COVID-19 in Alberta: Hospitalizations remain above 1,000 for eighth week
Alberta now has 1,141 Albertans in hospital with the coronavirus, 40 of whom are receiving care in ICUs.
That is an increase of 51 hospitalizations and four ICU admissions based off of last week’s update.
Alberta Health data is routinely updated for accuracy and to account for reporting delays, meaning last week’s hospital numbers were retroactively increased from 1,090 to 1,150 while ICU numbers were retroactively changed from 36 to 40.
There have not been fewer than 1,000 patients in hospital for eight consecutive weeks, and the number of patients has grown by 112 over the same time period.
Alberta reported 44 new deaths in its weekly COVID-19 data update on Wednesday.
Of those deaths, 11 were attributed to this week, while the other 33 were retroactively added between Sept. 20 and Nov. 7.
The provincial death toll now sits at 5,137.
Alberta Health counted 1,344 new COVID-19 cases in 9,464 PCR tests.
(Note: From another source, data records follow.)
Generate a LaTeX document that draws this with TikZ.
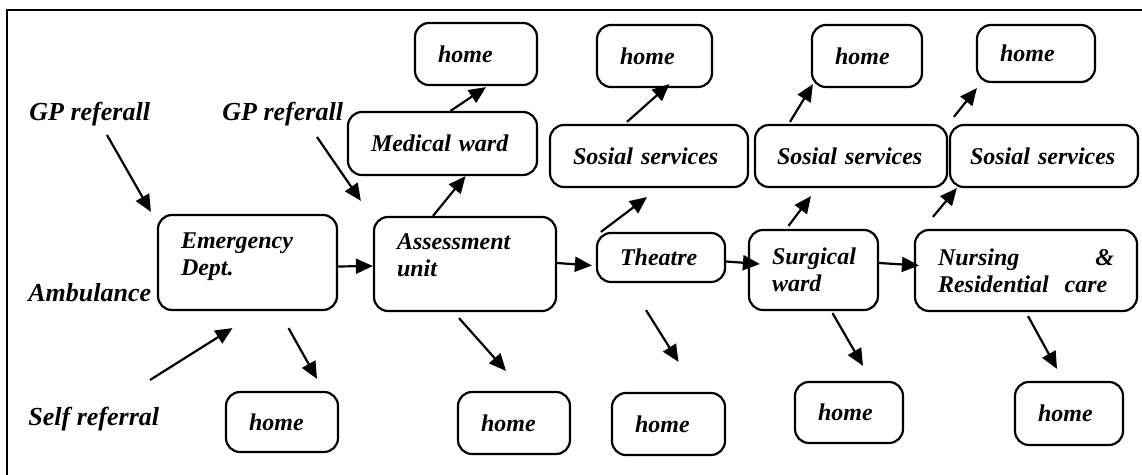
\documentclass[tikz,border=0pt]{standalone}
\usepackage{fontspec}
\setmainfont{Liberation Serif}
\usetikzlibrary{arrows.meta}

\begin{document}
\begin{tikzpicture}[x=0.5pt, y=-0.5pt,
  box/.style={draw, line width=1.1pt, rounded corners=7pt, inner xsep=11.5pt, inner ysep=0pt, align=left, font=\fontsize{12}{13.5}\selectfont\bfseries\itshape},
  lbl/.style={anchor=west, inner sep=0pt, font=\fontsize{13}{15}\selectfont\bfseries\itshape},
  arr/.style={-{Triangle[length=8.5pt, width=7.5pt]}, line width=1.1pt}
]
  \useasboundingbox (0,0) rectangle (1142,475);
  \draw[line width=1.3pt] (7,475) -- (7,10) -- (1142,10);

  % where patients come from
  \node[lbl] (gp1) at (29,114) {GP referall};
  \node[lbl] (gp2) at (222,114) {GP referall};
  \node[lbl] (amb) at (28,293) {Ambulance};
  \node[lbl] (self) at (28,419) {Self referral};

  % main pathway
  \node[box, text width=66.5pt, minimum height=47.5pt] (ed) at (247.5,262.5) {Emergency\\Dept.\\[-5pt]\mbox{}};
  \node[box, text width=68pt, minimum height=47pt] (au) at (465,264) {Assessment\\unit\\[-5pt]\mbox{}};
  \node[box, text width=41pt, minimum height=24.5pt] (th) at (661,257.5) {Theatre};
  \node[box, text width=41.5pt, minimum height=40pt] (sw) at (813.5,270) {Surgical\\ward};
  \node[box, text width=88pt, minimum height=40.5pt] (nr) at (1026,270.5) {Nursing \hfill \&\\Residential\ \ care};

  % wards and services
  \node[box, text width=71.5pt, minimum height=31.5pt] (mw) at (442.5,143.5) {Medical ward};
  \node[box, text width=76pt, minimum height=31pt] (ss1) at (649,156) {Sosial services};
  \node[box, text width=74pt, inner xsep=11pt, minimum height=31pt] (ss2) at (851,156) {Sosial services};
  \node[box, text width=74pt, inner xsep=10pt, minimum height=31pt] (ss3) at (1044,156) {Sosial services};

  % discharge home
  \node[box, text width=38pt, minimum height=31pt] (ht1) at (476,54) {home};
  \node[box, text width=34.5pt, minimum height=31pt] (ht2) at (654.5,56) {home};
  \node[box, text width=32pt, minimum height=31pt] (ht3) at (867,56) {home};
  \node[box, text width=36pt, minimum height=28.5pt] (ht4) at (1036,53.5) {home};
  \node[box, text width=33pt, minimum height=30pt] (hb1) at (282,422) {home};
  \node[box, text width=33pt, minimum height=31pt] (hb2) at (514,423) {home};
  \node[box, text width=33.5pt, minimum height=31pt] (hb3) at (668.5,424) {home};
  \node[box, text width=31pt, minimum height=30.5pt] (hb4) at (849,412.5) {home};
  \node[box, text width=31pt, minimum height=31.5pt] (hb5) at (1069,413.5) {home};

  \draw[arr] ([shift={(78,21)}]gp1.west) -- ([shift={(-6,-2)}]ed.north west);
  \draw[arr] ([shift={(95,23)}]gp2.west) -- ([shift={(-12,-15)}]au.north west);
  \draw[arr] ([shift={(122,-39)}]self.west) -- ([shift={(-15,17)}]ed.south);
  \draw[arr] ([shift={(41,17)}]ed.south) -- ([shift={(35,-12)}]hb1.north);
  \draw[arr] ([shift={(0,4)}]ed.east) -- ([shift={(0,2)}]au.west);

  \draw[arr] ([shift={(-32,0)}]au.north) -- ([shift={(23,0)}]mw.south);
  \draw[arr] ([shift={(8,0)}]mw.north) -- ([shift={(10,1)}]ht1.south);
  \draw[arr] ([shift={(-6,6)}]au.south) -- ([shift={(-8,-20)}]hb2.north);
  \draw[arr] ([shift={(0,-1)}]au.east) -- ([shift={(-4,8)}]th.west);

  \draw[arr] ([shift={(5,0)}]th.north west) -- ([shift={(-2,9)}]ss1.south);
  \draw[arr] ([shift={(-22,-2)}]ss1.north) -- ([shift={(15,-4)}]ht2.south);
  \draw[arr] ([shift={(-15,27)}]th.south) -- ([shift={(10,-30)}]hb3.north);
  \draw[arr] ([shift={(0,4)}]th.east) -- ([shift={(12,-6)}]sw.west);

  \draw[arr] ([shift={(-25,-3)}]sw.north) -- ([shift={(-40,8)}]ss2.south);
  \draw[arr] ([shift={(-61,-2)}]ss2.north) -- ([shift={(2,-4)}]ht3.south west);
  \draw[arr] ([shift={(19,2)}]sw.south) -- ([shift={(14,-15)}]hb4.north);
  \draw[arr] ([shift={(0,-7)}]sw.east) -- ([shift={(5,-5)}]nr.west);

  \draw[arr] ([shift={(19,-12)}]nr.north west) -- ([shift={(8,0)}]ss3.south west);
  \draw[arr] ([shift={(5,-7)}]ss3.north west) -- ([shift={(1,5)}]ht4.south west);
  \draw[arr] ([shift={(2,4)}]nr.south) -- ([shift={(-12,-12)}]hb5.north);
\end{tikzpicture}
\end{document}
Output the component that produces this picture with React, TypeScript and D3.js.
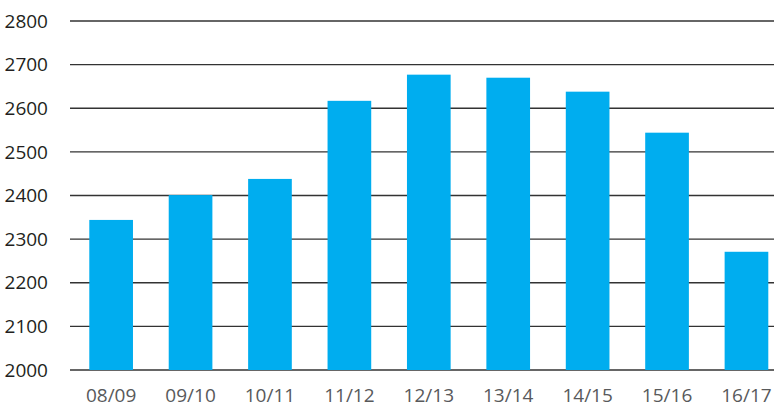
import React from "react";
import * as d3 from "d3";

const categories = ["08/09", "09/10", "10/11", "11/12", "12/13", "13/14", "14/15", "15/16", "16/17"];
const values = [2344, 2401, 2438, 2617, 2677, 2670, 2638, 2544, 2271];
const yTicks = [2000, 2100, 2200, 2300, 2400, 2500, 2600, 2700, 2800];

const W = 774;
const H = 405;

export default function App() {
  const x = d3
    .scaleBand<string>()
    .domain(categories)
    .range([70, 787.6])
    .paddingInner(0.45)
    .paddingOuter(0.243);
  const y = d3.scaleLinear().domain([2000, 2800]).range([370, 21]);
  const font = "'Open Sans', sans-serif";
  return (
    <svg width={W} height={H} style={{ position: "absolute", left: 0, top: 0, background: "#fff" }}>
      {yTicks.map((t) => (
        <g key={t}>
          <line
            x1={70}
            x2={W}
            y1={y(t)}
            y2={y(t)}
            stroke={t === 2000 ? "#666" : "#333"}
            strokeWidth={t === 2000 ? 2 : 1.3}
          />
          <text x={48} y={y(t)} dy="0.35em" textAnchor="end" fontFamily={font} fontSize={19} fill="#231f20">
            {t}
          </text>
        </g>
      ))}
      {categories.map((c, i) => (
        <rect key={c} x={x(c)} y={y(values[i])} width={x.bandwidth()} height={y(2000) - y(values[i])} fill="#00adef" />
      ))}
      {categories.map((c) => (
        <text key={c} x={(x(c) as number) + x.bandwidth() / 2} y={402} textAnchor="middle" fontFamily={font} fontSize={19} fill="#58595b">
          {c}
        </text>
      ))}
    </svg>
  );
}
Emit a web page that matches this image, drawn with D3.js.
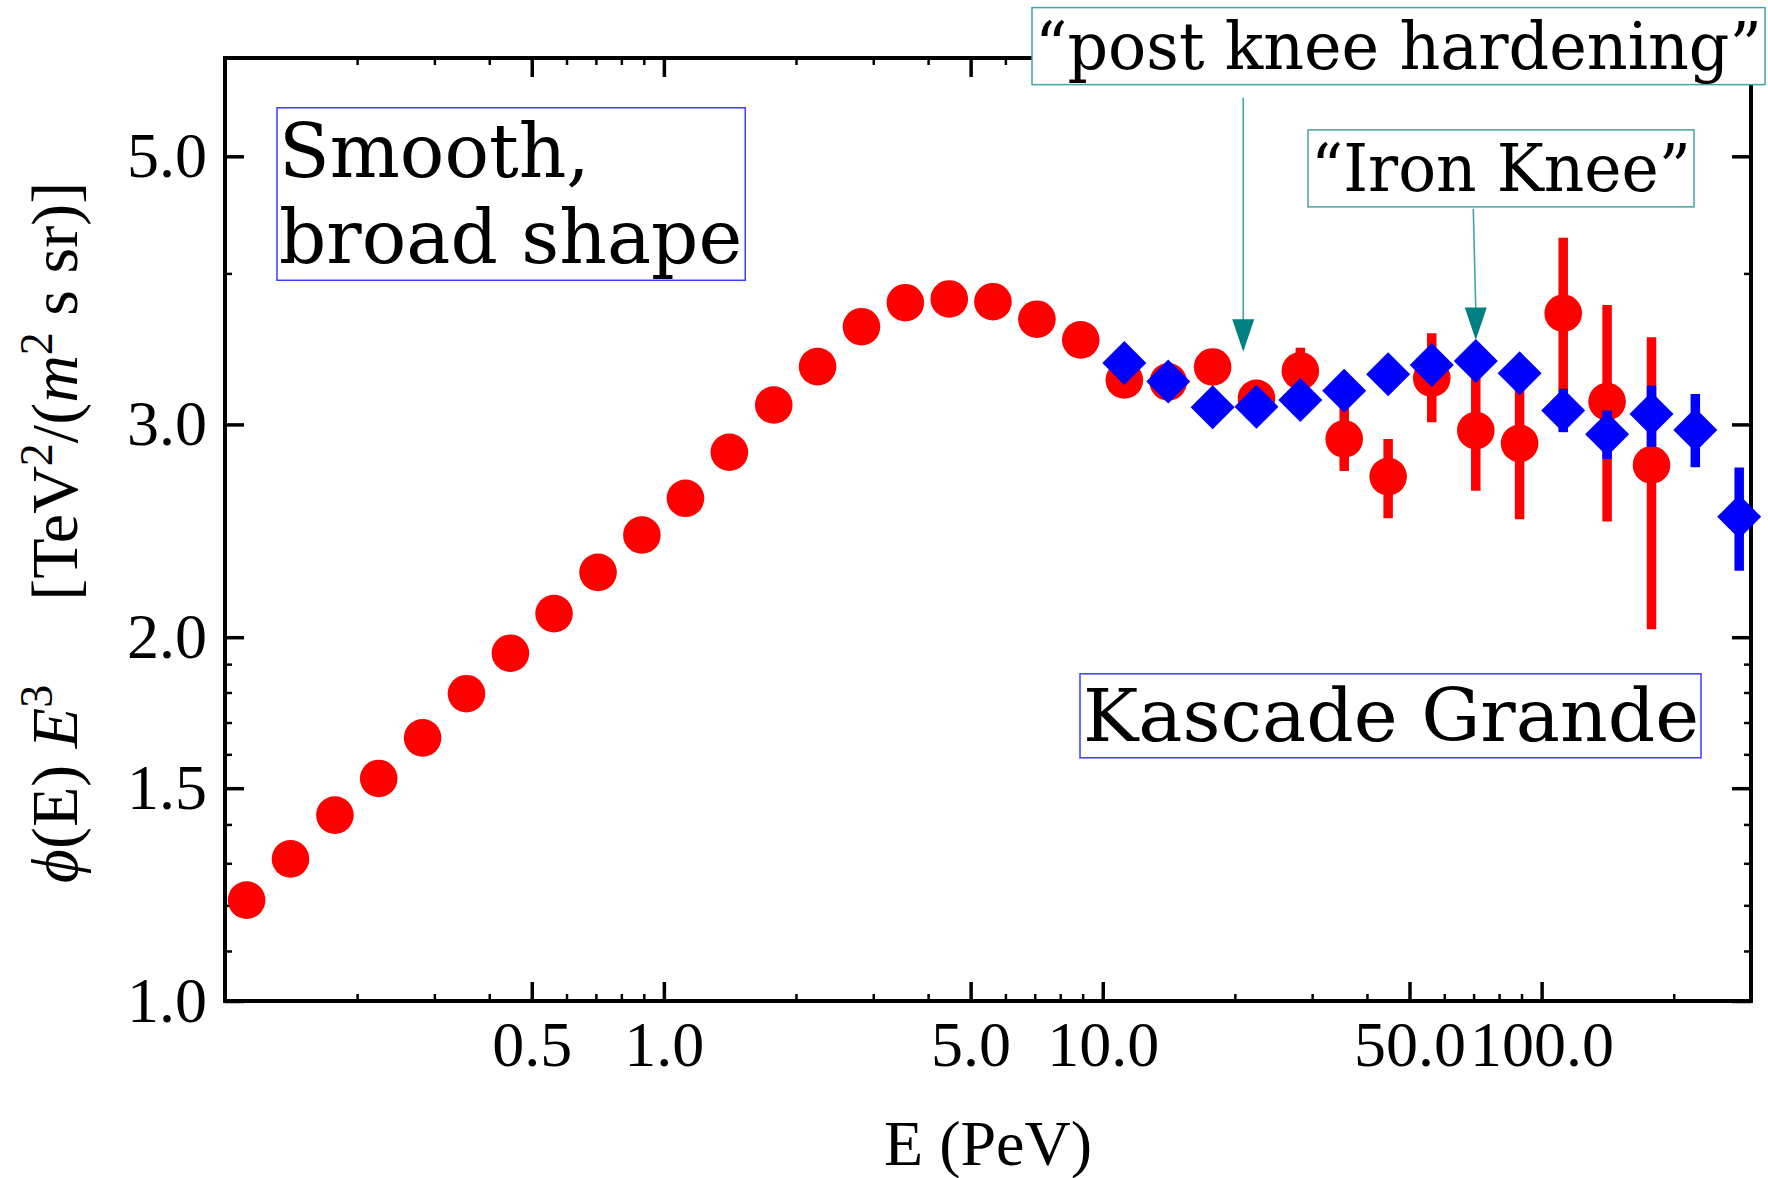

That is a decrease of 57 cases compared to the week prior.
The number of new cases is likely much higher because of testing limitations and since the province doesn't count positive results from rapid tests.
HOW DOES IT COMPARE
On Nov. 14, 2021, there were 524 Albertans hospitalized for COVID-19. This year there are more than double that amount, with 1,141 patients in hospital with the virus.
The wave that started in Aug. 2021 and steadily grew throughout the fall reached its peak on Sep. 27 with 1,130 people in hospital and began to descend shortly thereafter. Alberta reached the same amount of hospitalizations by Oct. 23 of this year, hitting a peak high of 1,166. However, hospitalizations have not begun to decline.
In 2021, there were 95 people in intensive care on Nov. 14, compared to this year's 40 and 57 in 2020.
Alberta’s fall wave in 2021 saw the highest number of patients requiring intensive care in the entirety of the pandemic, with 257 people in the ICU with COVID-19 at its peak on Sept. 28.
Between Jan. 1 and Nov. 14, 2021, 1,987 deaths were attributed to COVID-19 compared to 1,819 in 2022.
The next data update is scheduled for Wednesday, Nov. 23.